The Story
Why it exists.
The beginning
A Trace From a Sweet Kiss draws its name from the Eden narrative, the first kiss, the original intimacy, a feeling that transcends language. The brand describes it as transport: one soul moving into another's body and staying there. Eremin approached this not as a marketing concept but as an olfactory challenge. How do you make a kiss smell? Not the idea of one. The real thing. The result is a fragrance that doesn't play it safe. From the opening blackcurrant to the long floral heart, it builds as an experience rather than a impression. The house calls it a chapter, something to be read close to the skin, privately, rather than performed for a room.

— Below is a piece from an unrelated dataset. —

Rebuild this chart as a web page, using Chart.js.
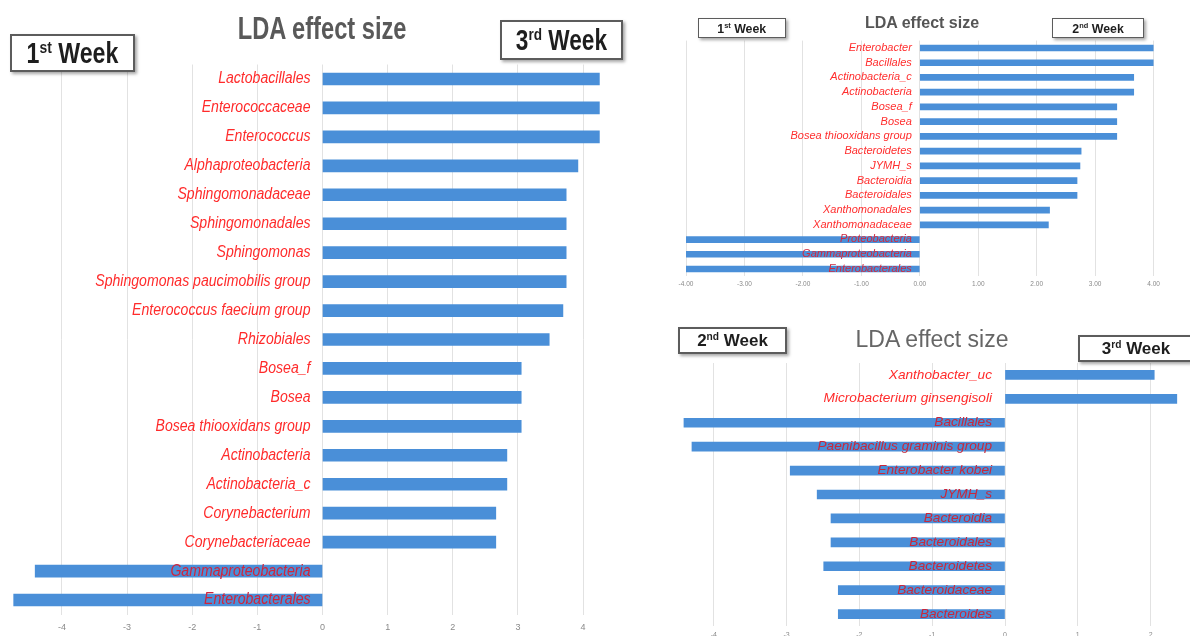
<!DOCTYPE html>
<html><head><meta charset="utf-8">
<script src="https://cdn.jsdelivr.net/npm/chart.js@4.4.0/dist/chart.umd.min.js"></script>
<style>
html,body{margin:0;padding:0;background:#fff;width:1190px;height:636px;overflow:hidden;position:relative;font-family:"Liberation Sans",Arial,sans-serif}
canvas{position:absolute}
.box{position:absolute;border:2px solid #5c5c5c;box-shadow:2px 2px 3px rgba(0,0,0,0.35);background:#fff;box-sizing:border-box;display:flex;align-items:center;justify-content:center;color:#1e1e1e;white-space:nowrap;overflow:visible}
.t{display:inline-block;white-space:nowrap}
.title{position:absolute;color:#595959;white-space:nowrap;display:flex;justify-content:center;align-items:center}
sup{font-size:0.6em;vertical-align:0;position:relative;top:-0.55em}
</style></head><body>

<canvas id="cL" width="650" height="636" style="left:0;top:0;width:650px;height:636px"></canvas>
<canvas id="cTR" width="500" height="300" style="left:670px;top:0;width:500px;height:300px"></canvas>
<canvas id="cBR" width="530" height="345" style="left:660px;top:300px;width:530px;height:345px"></canvas>

<!-- left panel texts -->
<div class="title" style="left:172px;top:10px;width:300px;height:36px;"><span class="t" style="font-size:32px;font-weight:bold;transform:scaleX(0.74)">LDA effect size</span></div>
<div class="box" style="left:10px;top:34px;width:125px;height:38px;"><span class="t" style="font-size:29px;font-weight:bold;transform:scaleX(0.8)">1<sup>st</sup> Week</span></div>
<div class="box" style="left:500px;top:20px;width:123px;height:40px;"><span class="t" style="font-size:29px;font-weight:bold;transform:scaleX(0.78)">3<sup>rd</sup> Week</span></div>

<!-- top-right panel texts -->
<div class="title" style="left:822px;top:13px;width:200px;height:20px;color:#555"><span class="t" style="font-size:16px;font-weight:bold">LDA effect size</span></div>
<div class="box" style="left:698px;top:18px;width:88px;height:20px;border-width:1.5px"><span class="t" style="font-size:13px;font-weight:bold;transform:scaleX(0.95)">1<sup>st</sup> Week</span></div>
<div class="box" style="left:1052px;top:18px;width:92px;height:20px;border-width:1.5px"><span class="t" style="font-size:13px;font-weight:bold;transform:scaleX(0.95)">2<sup>nd</sup> Week</span></div>

<!-- bottom-right panel texts -->
<div class="title" style="left:832px;top:325px;width:200px;height:28px;color:#666"><span class="t" style="font-size:23px">LDA effect size</span></div>
<div class="box" style="left:678px;top:327px;width:109px;height:27px;"><span class="t" style="font-size:17px;font-weight:bold">2<sup>nd</sup> Week</span></div>
<div class="box" style="left:1078px;top:335px;width:116px;height:27px;"><span class="t" style="font-size:17px;font-weight:bold">3<sup>rd</sup> Week</span></div>

<script>
// ---- Left panel: 1st vs 3rd week ----
const leftCategories = ['Lactobacillales','Enterococcaceae','Enterococcus','Alphaproteobacteria','Sphingomonadaceae','Sphingomonadales','Sphingomonas','Sphingomonas paucimobilis group','Enterococcus faecium group','Rhizobiales','Bosea_f','Bosea','Bosea thiooxidans group','Actinobacteria','Actinobacteria_c','Corynebacterium','Corynebacteriaceae','Gammaproteobacteria','Enterobacterales'];
const leftValues = [4.25,4.25,4.25,3.92,3.74,3.74,3.74,3.74,3.69,3.48,3.05,3.05,3.05,2.83,2.83,2.66,2.66,-4.41,-4.74];
const leftTicks = [-4,-3,-2,-1,0,1,2,3,4];

// ---- Top-right panel: 1st vs 2nd week ----
const trCategories = ['Enterobacter','Bacillales','Actinobacteria_c','Actinobacteria','Bosea_f','Bosea','Bosea thiooxidans group','Bacteroidetes','JYMH_s','Bacteroidia','Bacteroidales','Xanthomonadales','Xanthomonadaceae','Proteobacteria','Gammaproteobacteria','Enterobacterales'];
const trValues = [4.0,4.0,3.66,3.66,3.37,3.37,3.37,2.76,2.74,2.69,2.69,2.22,2.20,-4.0,-4.0,-4.0];
const trTicks = [-4,-3,-2,-1,0,1,2,3,4];

// ---- Bottom-right panel: 2nd vs 3rd week ----
const brCategories = ['Xanthobacter_uc','Microbacterium ginsengisoli','Bacillales','Paenibacillus graminis group','Enterobacter kobei','JYMH_s','Bacteroidia','Bacteroidales','Bacteroidetes','Bacteroidaceae','Bacteroides'];
const brValues = [2.05,2.36,-4.41,-4.30,-2.95,-2.58,-2.39,-2.39,-2.49,-2.29,-2.29];
const brTicks = [-4,-3,-2,-1,0,1,2];

const catLabelPlugin = {
  id: 'catLabels',
  afterDatasetsDraw(chart, args, o) {
    const ctx = chart.ctx, xs = chart.scales.x, ys = chart.scales.y;
    const vals = chart.data.datasets[0].data;
    const x0 = xs.getPixelForValue(0);
    ctx.save();
    ctx.font = o.font;
    ctx.textAlign = 'right';
    ctx.textBaseline = 'middle';
    chart.data.labels.forEach((lab, i) => {
      const y = ys.getPixelForValue(i);
      ctx.fillStyle = vals[i] < 0 ? o.negColor : o.color;
      ctx.save();
      ctx.translate(x0 - o.gap, y + (o.dy || 0));
      ctx.scale(o.sx, 1);
      ctx.fillText(lab, 0, 0);
      ctx.restore();
    });
    ctx.restore();
  }
};

function build(id, cats, vals, ticks, o) {
  return new Chart(document.getElementById(id), {
    type: 'bar',
    data: { labels: cats, datasets: [{ data: vals, backgroundColor: '#4a8fd8', barThickness: o.bar, borderWidth: 0 }] },
    options: {
      indexAxis: 'y', responsive: false, animation: false, devicePixelRatio: 1,
      layout: { padding: o.pad },
      plugins: { legend: { display: false }, tooltip: { enabled: false }, catLabels: o.labels },
      scales: {
        x: {
          type: 'linear', min: o.min, max: o.max,
          afterBuildTicks: s => { s.ticks = ticks.map(v => ({ value: v })); },
          afterFit: s => { s.height = o.axisH; },
          grid: { color: '#e2e2e2', drawTicks: false, lineWidth: 1 },
          border: { display: false },
          ticks: { font: { size: o.tickSize, family: 'Liberation Sans' }, color: '#8a8a8a', padding: o.tickPad, callback: o.fmt, maxRotation: 0, autoSkip: false }
        },
        y: { type: 'category', display: false }
      }
    },
    plugins: [catLabelPlugin]
  });
}

build('cL', leftCategories, leftValues, leftTicks, {
  min: -4.95, max: 4.95, bar: 12, axisH: 21.5, tickSize: 9, tickPad: 8,
  pad: { top: 64.5, left: 0, right: 5, bottom: 0 },
  fmt: v => String(v),
  labels: { font: 'italic 16px "Liberation Sans"', sx: 0.88, gap: 12, color: '#ff2b2b', negColor: '#d0243c' }
});

build('cTR', trCategories, trValues, trTicks, {
  min: -4, max: 4, bar: 6, axisH: 12, tickSize: 6.5, tickPad: 4,
  pad: { top: 40.6, left: 16, right: 16.4, bottom: 11.6 },
  fmt: v => v.toFixed(2),
  labels: { font: 'italic 10.5px "Liberation Sans"', sx: 1.05, gap: 8, color: '#ff2e2e', negColor: '#d02a40' }
});

build('cBR', brCategories, brValues, brTicks, {
  min: -4.5, max: 2.5, bar: 9, axisH: 19, tickSize: 7, tickPad: 5,
  pad: { top: 63, left: 17.4, right: 3, bottom: 0 },
  fmt: v => String(v),
  labels: { font: 'italic 13px "Liberation Sans"', sx: 1.05, gap: 13, color: '#ff2b2b', negColor: '#c8283c' }
});
</script>
</body></html>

Blackcurrant and vanilla is an unusual pairing in perfumery. Blackcurrant carries a natural tartness that can skew medicinal or synthetic on certain skin types, it's a note that demands discipline from the compounder. Here, it reads as deliberate rather than accidental. The vanilla doesn't sweeten the blackcurrant so much as anchor it, pulling the fruit's sharper edges into something rounder and more intentional. The white florals, jasmine, gardenia, tuberose, ylang-ylang, are not the quiet type. They arrive with presence and stay long past the opening has faded. This is the heart of the fragrance: lush, almost greedy in its fullness. In many compositions, white florals serve as a transitional layer.
The evolution
The blackcurrant arrives first, tart, dark, commanding attention for roughly 15 minutes before the florals take over. Once they arrive, they don't leave quickly. The jasmine, gardenia, and ylang-ylang persist through the heart phase, which lasts a good two to three hours on most skin types. The drydown is where the cedar and musk come into their own. They don't replace the florals so much as subordinate them. By the final hours, the scent has settled into something warm and close, the kind of fragrance that only someone standing beside you would detect. Not a room-filler. A skin-marker. On fabric, the story is different. The musk and cedar bond with cotton and wool in a way that extends the wearing considerably, sometimes detectable the next day, after a single application. This is a fragrance that rewards the patient.
Cultural impact
The fragrance resonates with collectors who seek complexity over easy charm. It's not a polite composition, the white florals are assertive, the sweetness is intentional, the longevity is real. Those who connect with it tend to connect deeply. Within niche perfume circles, it has earned a reputation as a statement piece that rewards patience and attention.